The Thoughtful Leader

Tag Archives: Leaders As Listeners

Listening Skills at the Office

I was asked to do a training session on listening skills for a group of corporate executives a couple of weeks ago. How could I connect this training to systems-based leadership and the approach to self-management that we’ve described in “Leading a Business in Anxious Times?” Everyone knows what effective listening entails, whether on the job, in the family, or among friends. It’s important to pay attention to the person who is speaking, to maintain eye contact with him or her, to nod and smile from time to time, to give feedback that shows you’ve been listening (“what I’m hearing is…,” “sounds like you are saying…,” “is this what you mean?”), not to interrupt, and then to respond honestly and respectfully when the person is finished speaking.
But why is this so difficult for so many people? Why do we remember a mere 25 – 50% of what we hear? Why are most of us so unaware of the difficulty we have in really listening to the thoughts, opinions, and feelings of others? Where is all our reactivity coming from?
Those of you who have read “Leading a Business in Anxious Times,” particularly Chapter 8 (“From the Family to the Workplace”), can guess where I went with this training session.
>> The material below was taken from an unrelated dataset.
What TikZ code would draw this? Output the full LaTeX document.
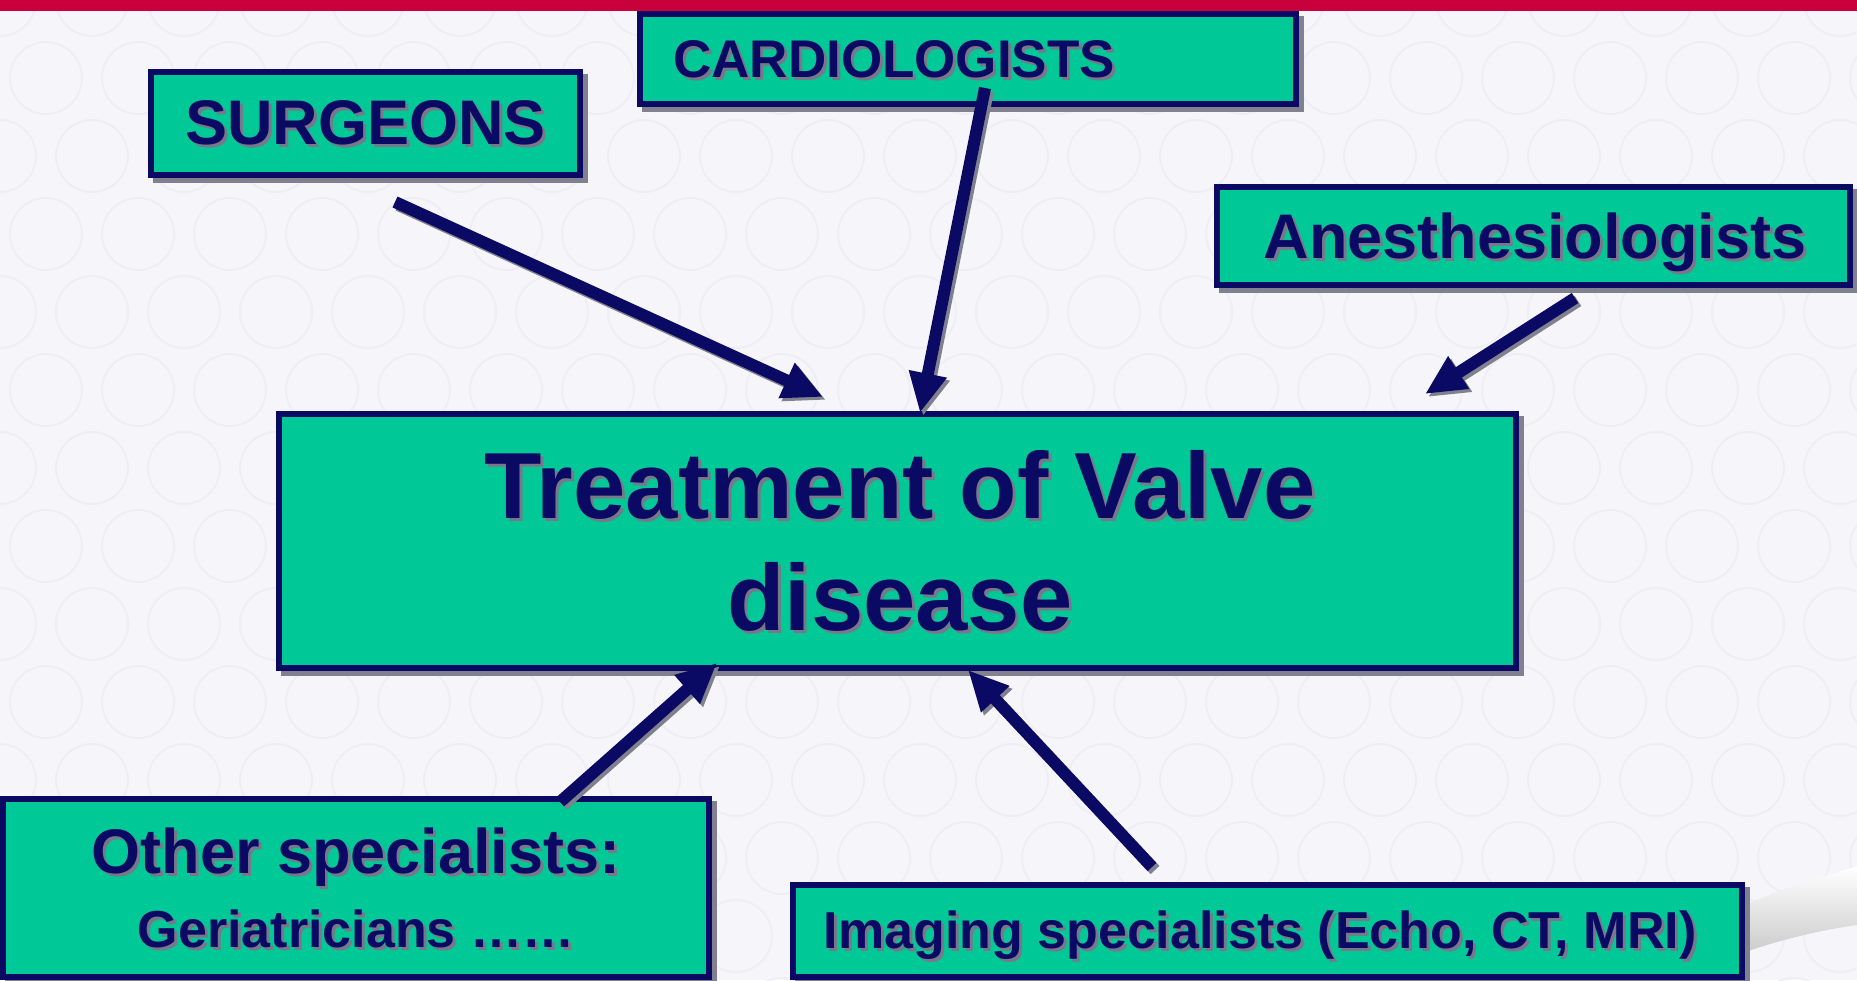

My first questions had to do with “listening in the family when you were growing up.” I asked how family members paid attention to each other, how they showed they were listening to each other, how they gave each other feedback, whether there was a difference in the way the adults and the kids listened to each other, and whether anxiety played a part in the way family members listened to each other.
Some of the executives in the training session couldn’t remember how their family members had listened (or not listened) to each other while they were growing up, but many of them described free-for-alls, with people talking all at once and the loudest voice carrying the day. Others described very quiet families in which everyone went about their own business without sharing any thoughts or feelings with each other. The most challenging part of the training session was the discussion of how the executives had automatically carried ancient, long-forgotten family patterns into their adult lives, particularly into the workplace, and how they affected workplace relationships, including leadership.
As you know from reading “Leading a Business in Anxious Times,” the first step in implementing behavioral change is to become aware of what you have been doing. When you become self-aware, you then have choices about whether you want to continue a particular automatic behavior or whether you want to try something different. The training session concluded with some role plays in which the executives tried out new ways of listening to each other. You could create some role plays for yourself, after you’ve thought about how people listened to each other in the family you grew up in, after you’ve become more aware of the listening (or non-listening) patterns you’ve carried into your adult life, and if you’ve decided you wanted to change some of those patterns.